As escolas públicas com melhor desempenho no Enem são as federais, as militares, e algumas escolas técnicas estaduais, como a ETESP, em São Paulo. O que essas escolas têm em comum é pouco explorado no atual debate sobre o ensino básico (contribui para isso a exclusão dos professores do ensino básico no debate). O que elas têm em comum é que são autarquias, ou seja, possuem autonomia administrativa. A ausência desta característica na maioria das escolas públicas brasileiras é o principal problema da nossa educação básica.
Certa vez, uma das salas da escola em que lecionávamos tinha mais de 40 alunos. É comum uma sala com mais de 40 alunos. Mas essa especificamente era frequentada por uma quantidade grande de alunos indisciplinados. Além do desgaste que isso gerava (para alunos e professores), o resultado foi uma aprendizagem ruim. Era consenso entre professores, equipe pedagógica, pais e os próprios alunos que o melhor era dividir a sala. Após uma reunião com a comunidade, fizemos um pedido à Secretaria de Educação para dividir a turma. A resposta foi negativa.
Há escolas autárquicas que, por exemplo, colocam professores para dar aulas de reforço em contraturno. Essa é uma medida muito eficiente para a melhoria de desempenho escolar. Muitos alunos com dificuldades usam essas aulas para compreender melhor o conteúdo – não só como um estudo a mais, mas também porque há menos alunos em sala e, assim, o professor pode se concentrar mais detidamente na dificuldade do aluno. Em reuniões pedagógicas, sempre cogitamos esse tipo de ação, mas a maioria das escolas públicas não têm essa competência, pois exige a contratação de mais professores e, às vezes, remanejamento de turmas, etc. Somente as Secretarias de Educação podem fazer isso.

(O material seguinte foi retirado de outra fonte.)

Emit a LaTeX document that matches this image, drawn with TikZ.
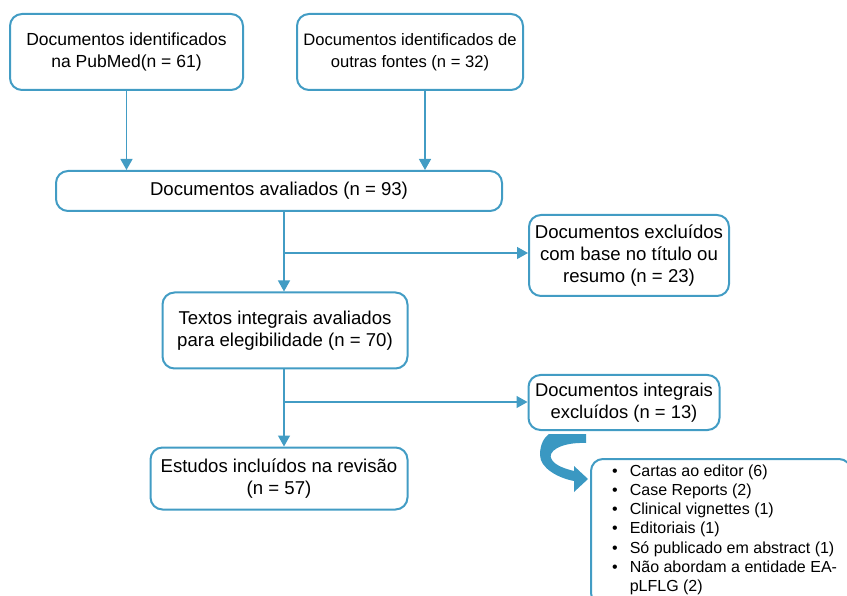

A margem de entraves burocráticos em escolas sem autonomia administrativa é grande. E eles se estendem também à logística e à manutenção física. Às vezes, um simples reparo não é feito sem o aval da Secretaria de Educação – o que pode contribuir na precarização da estrutura física da escola. Em outras situações, nos empurram tablets ultrapassados e sem condições de uso, sem considerar que a escola tem apenas um datashow para mais de 10 salas. Seria melhor comprar datashow.
O grupo das melhores escolas, por serem autarquias, estão livres de vários desses entraves burocráticos que prejudicam a escola e também de arbitrariedades dos governantes do momento. Em qualquer boa instituição pública no mundo, o grau de autonomia administrativa é muito maior que o da maioria das escolas brasileiras. Isso por uma razão simples: quem melhor sabe o que deve ser feito é quem está no dia a dia da administração. E esses são profissionais, o que não acontece na maior parte dos casos com secretários e assessores. As chances de quem está de fora e não é do ramo errar são muito maiores. O resultado está aí para todos verem. A maior parte das escolas públicas do Brasil não são autarquias e são ruins.
Thiago Melo é filósofo e dá aulas na rede pública de ensino do Estado do Paraná.